September 9, 2008 | Categories Nonprofit Technology

Improve Nonprofit Email Marketing Results with Testing

Testing and measuring the results of direct mail is one of the most basic concepts for mailing success. Small changes, like the size of the envelope and use of a stamp vs. metering actually have a dramatic impact on your results. Only by experimentation and then comparing and analyzing your results can you find the most effective direct mail piece.

Well the same principal applies to constituent email messages, as well as the design of your website, but many nonprofits don’t do the same type of testing for these media. It’s ironic because electronic media actually make it easier to quickly and easily measure performance.

Email Marketing Key Performance Indicators (KPI)

Email open % – Though not a perfect measure due to differences in email systems, this is one of the simplest way to evaluate subject lines and mailing times

Click thru% – Most emails should have a desired action such as visiting a page of your website. E-mail marketing systems like Constant Contact track the % of recipients that click each link in your email.

Marketing Email Test Variations

Subject line – The decision to open your email depends on it. The recipient wants to know who it is from and how it is relevant to them, but it also needs to be short (less than 50 characters including spaces).

Day & time of email – Conventional wisdom suggests sending emails during the day and avoiding weekends and holidays — so the recipients are at their desks and your message isn’t among dozens of other emails. Truthfully, there is no sure rule for what will work best for your audience, so try different schedules and measure the results for yourself. Also consider varying the timing occasionally.

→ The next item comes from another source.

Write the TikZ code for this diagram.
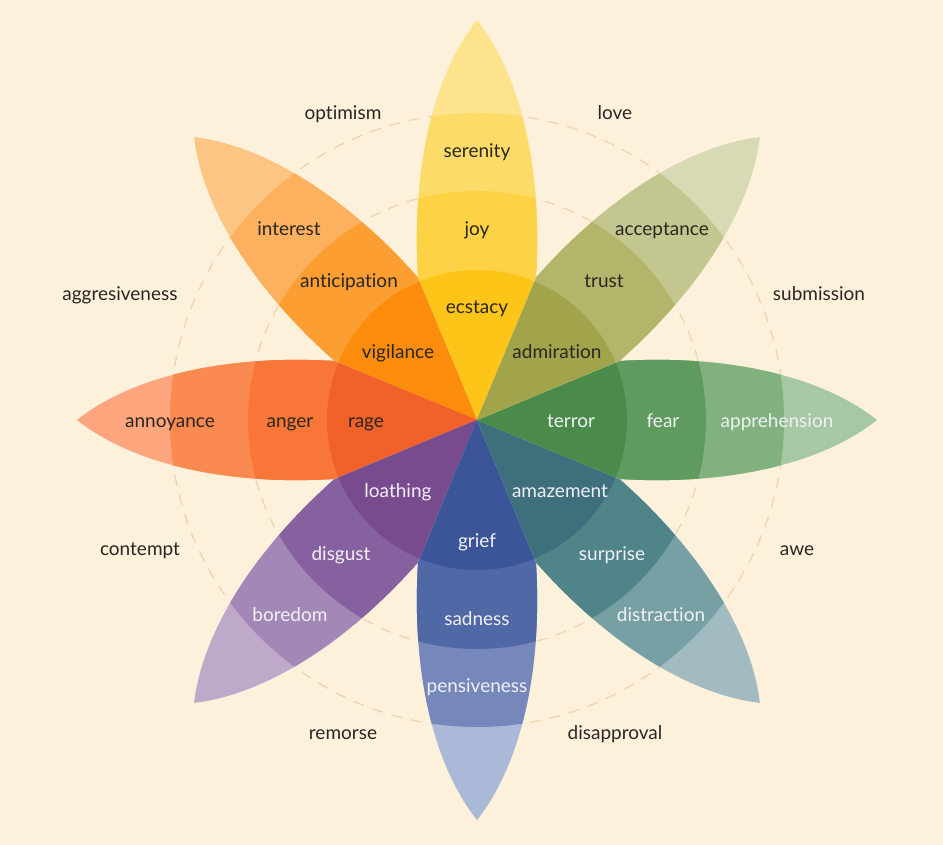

Text vs. Graphical emails – Although graphical emails are more attractive, simple text emails can work better at times, particularly when you want a personal feel and want a specific action (respond or click a link). Typically text-based emails don’t allow you to measure open and click-through rates easily, so evaluating them might require measuring the end result (e.g. track number of donations generated within 48 hours of mailing — if you test a text and graphical email solicitation with a link to your online donation page). If you use Constant Contact, they actually have a “text template” that looks and acts like a text email, but still includes the HTML graphic “beacon” to track open rates.

So for your next broadcast email, do a test one of these aspects first, compare the results and then send the version that works best to your broader list. Let me know if your results improve — I bet they will.